Why are we so goddamn afraid to ask for any change that doesn't come in the form of an overly homogenized black man and his anodyne, milky white, dull-as-dishwater wife with her DC blowout? Or our other option, that angry midget who is still annoyed about that time the other guys plotting against Caesar didn't tell him about the happy hour with his drug-addled bitch wife (love you Cinds!) who always looks like she's about two seconds away from pulling a blade from under her tongue and a hammer from her Birkin and JUST GO FUCKING OFF ON SOMEONE... and that person should be that seal-clubbing, anti-choice, autocastrating, bitch running mate - Seriously, what the fuck is that woman's problem? I have not seen a politician work so adamantly at reversing the flow of progress and solidification of the rights of citizens since the current Asshole In Charge tried to create a Constitutional amendment REMOVING rights... These are our choices to lead a world superpower... Really?

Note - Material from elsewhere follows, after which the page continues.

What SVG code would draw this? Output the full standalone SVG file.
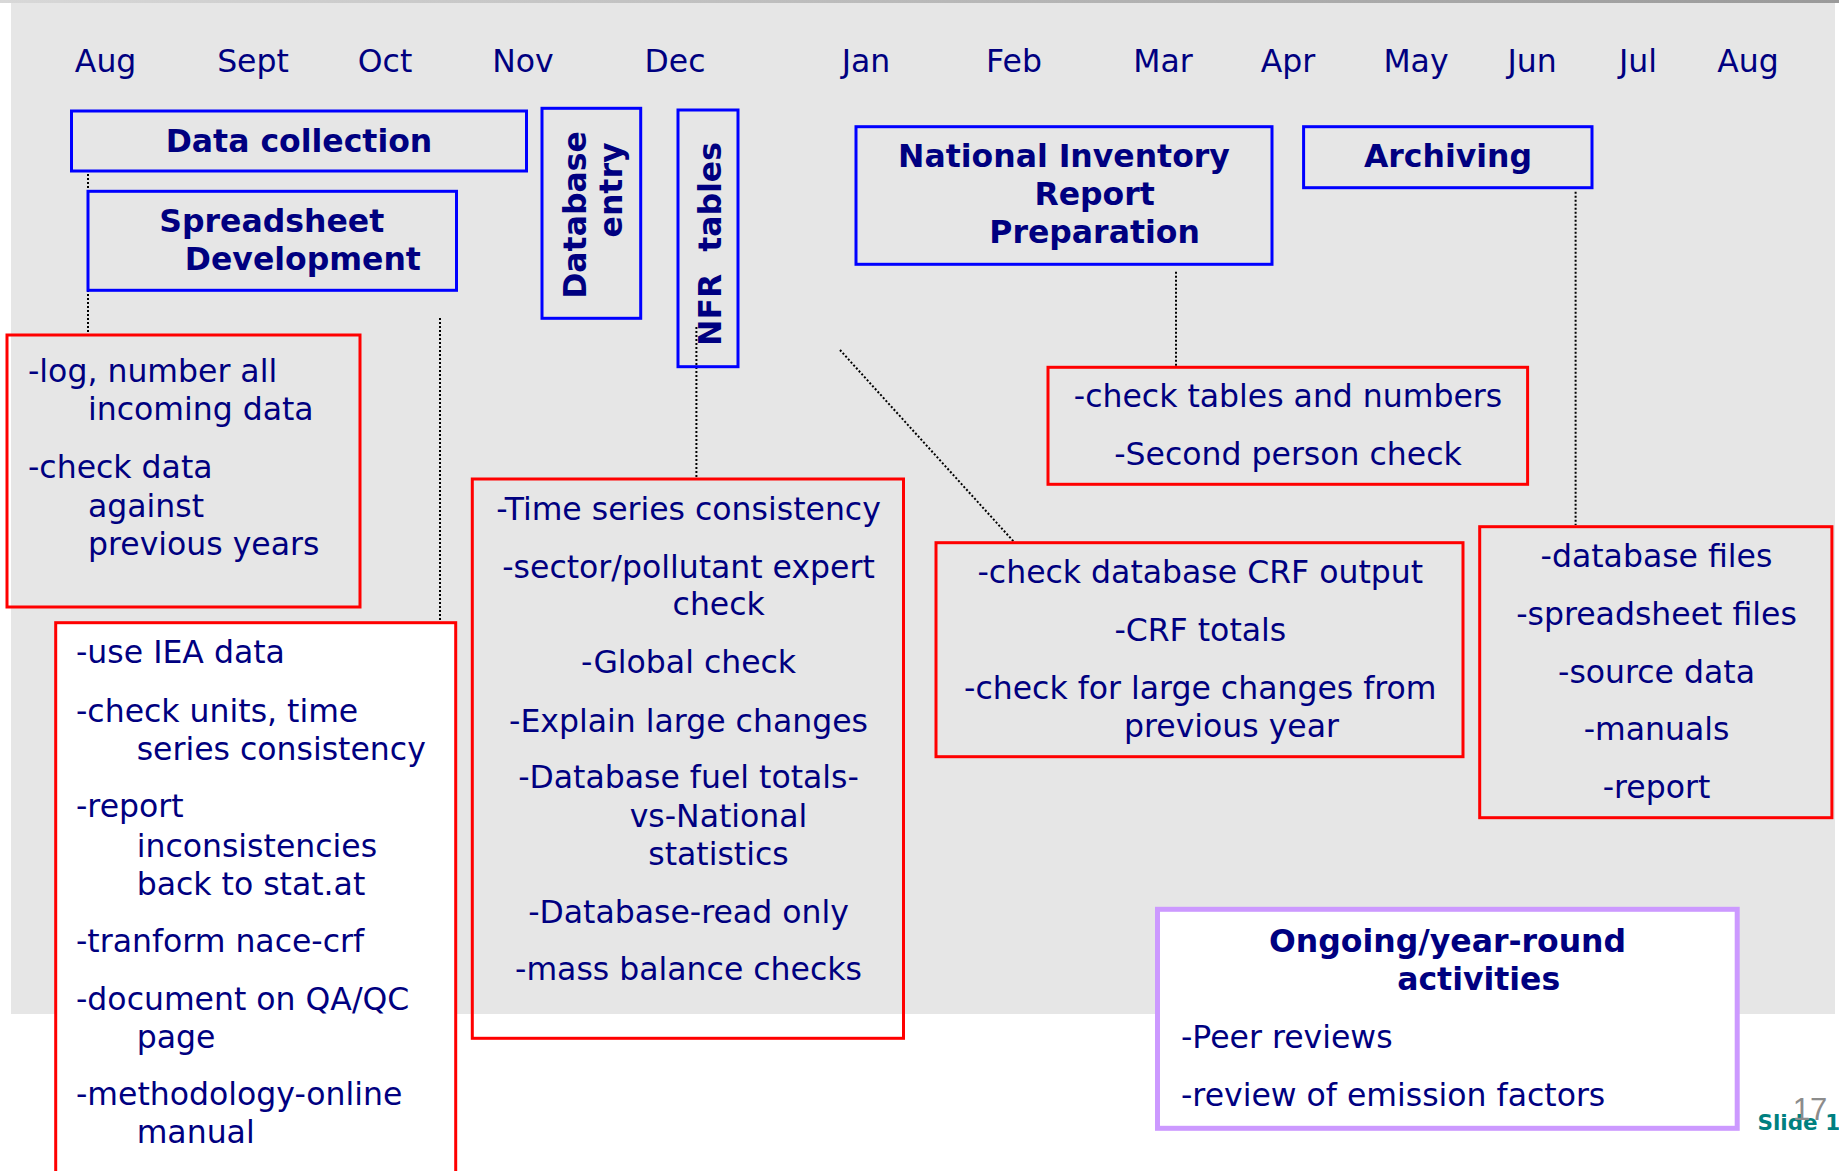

Does anyone remember Margaret's Notorious C.H.O. tour? Her closing speech, about being a minority and loving yourself? I love this speech, because it makes me feel alive... And when I watch it again, it reminds me why shows like The Real Housewives of Atlanta exist - If we can watch nouveauriche trash go to parties and pretend that the entire world is OK, any action we take makes us better than them. As long as we go for the most conservative proponent of change, it's OK for us to not ITMF that spent 8 years digging a hole so deep we lost the shovel and the map....
I respect Obaby and O'Biden for their 'progressive' politics - Yes, get rid of Don't Ask, Don't Tell... But do not stand up in front of an entire country and tell me that you are in my corner. Do not campaign with your Obaby posters with a rainbow background and then tell me you do not support gay marriage. Do not tell me that. Do not tell me that a "separate but equal" policy doesn't ring a little close to home. Or did you, Senator Obama, like the Housewives of Atlanta, forget history?
I do not want "progressive" politics and the "progress" they enact. I want the change that was promised. And the only changes I can see are to the promises that were made.